First was the word (review of ZERO, a film by Paweł Borowski)
ZERO, the début film by Pawel Borowski, is another example of the ongoing crisis in Polish screenwriting. What good is excellent direction, cinematography, acting or sound production – even if it is the best of its kind – if the most important organ in the body of the film – the script – is poorly thought through?
It’s not possible, thanks to its unusual narrative construction, to compress the plot of “Zero” down to a few lines. It seems the hub of this multi-layered story is the figure of the director of an unnamed company, who hires two rather wacky, down-at-heel detectives to follow his wife who, as we later learn, has rented a small apartment to host meetings with her lover. To spice up this narrative thread, Borowski dissects it with other plot lines: lingering shots direct our attention towards other characters – a taxi driver, newspaper seller, a nurse, a go-go dancer on the verge of a nervous breakdown. Initially, we follow these with interest, expecting something we haven’t yet seen before. The scope of this strategy brings to mind Anderson’s “Magnolia”, in the distance accentuated with echoes of Iñárritu and Arriaga. We are curious as to how this wildly varied group of individuals will be brought together by the all-powerful screenwriter’s pen.
Instead, however, our attention is diverted by the realisation that as the character count keeps rising the film begins to resemble a pilot for an upcoming television saga. The collage of characters never seems to end! To name but a few: a woman, fifty-plus, who hires a male prostitute, an emotionally wrecked producer of porn films, a policeman, a student, an ageing paedophile, a young barman with a shady past, a travelling salesman – the list is endless…
Where are Borowski’s cameras taking us?
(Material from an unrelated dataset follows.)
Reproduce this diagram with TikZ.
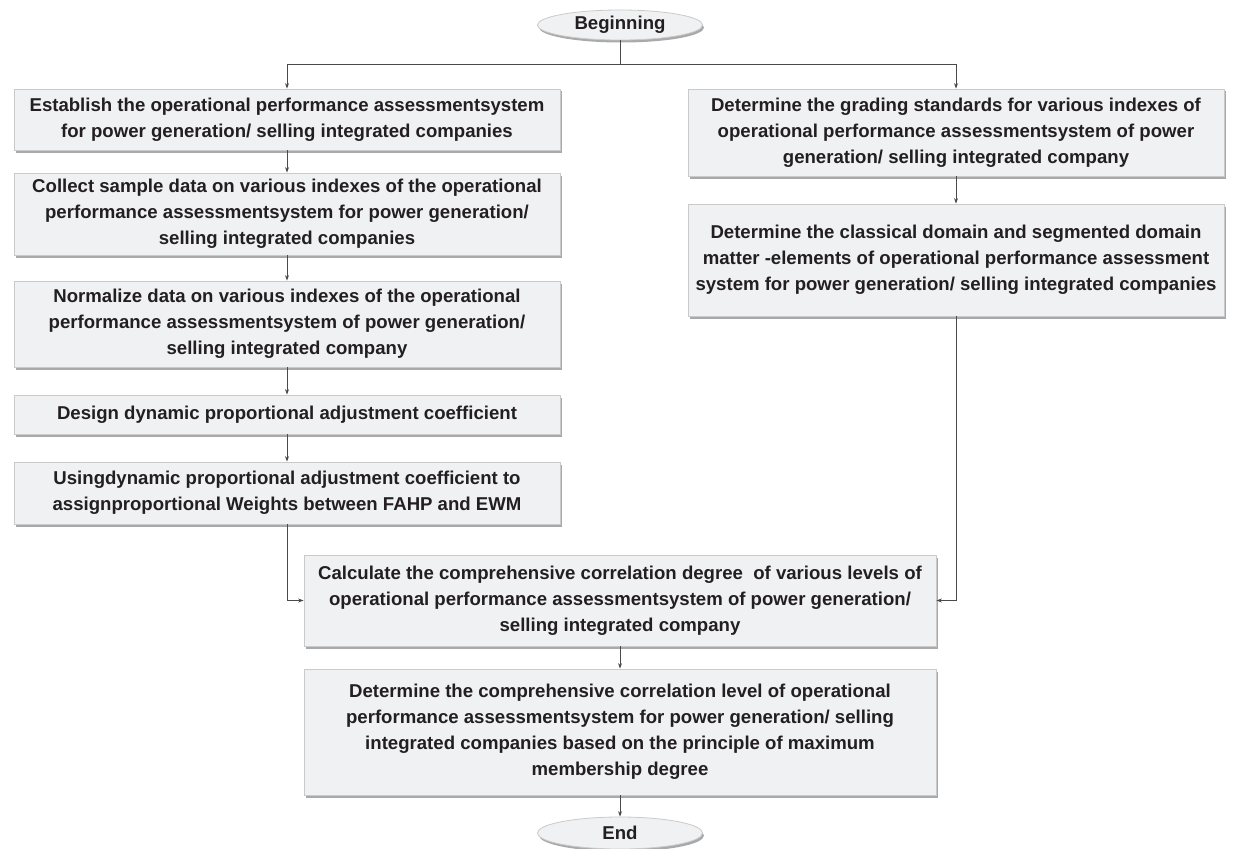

What are they trying to say? Something about loneliness in the big city? About the breakdown in interpersonal communication? Or maybe a parabolic parable, crowded with cypher-characters? It seems all of that, all at once, though we can only guess at what the director was trying to say, not see it on screen, down to absence of invention and clear plot development which would allow all the storyline crumbs to come together into a coherent whole.
We watch ZERO with an ever-deepening sense of disillusionment. Borowski weaves a film out tiny, insignificant incidents, constantly switching between unexceptional protagonists, always promising to have the rambling script takes us somewhere it never eventually delivers. Overall, much happens on screen, but then again nothing at all, nothing we could engage with, emotionally or dramatically. With a more effective structure and better script ZERO could have helped us dissect our modern world, people with individuals unable to communicate or connect with one another, or themselves, and though we can guess this is what Borowski intended, intentions do not a film make.
Right up until the last shot, it’s clear the film should have been ambitious, fresh, visionary, and one cannot fault Borowski the scope of what he tried to achieve. Gathering the cream of Polish acting talent, a brilliant cinematographer and a hard-working producer should have been enough. And yet the conclusion is painful: it was all for nothing. ZERO turns out to be just another blatant example of the malaise affecting our cinema – technically speaking, our film-makers are able to keep up with the world’s best, and yet the stories they tell feel tired, which is a shame considering in film, as in everything, the word comes first.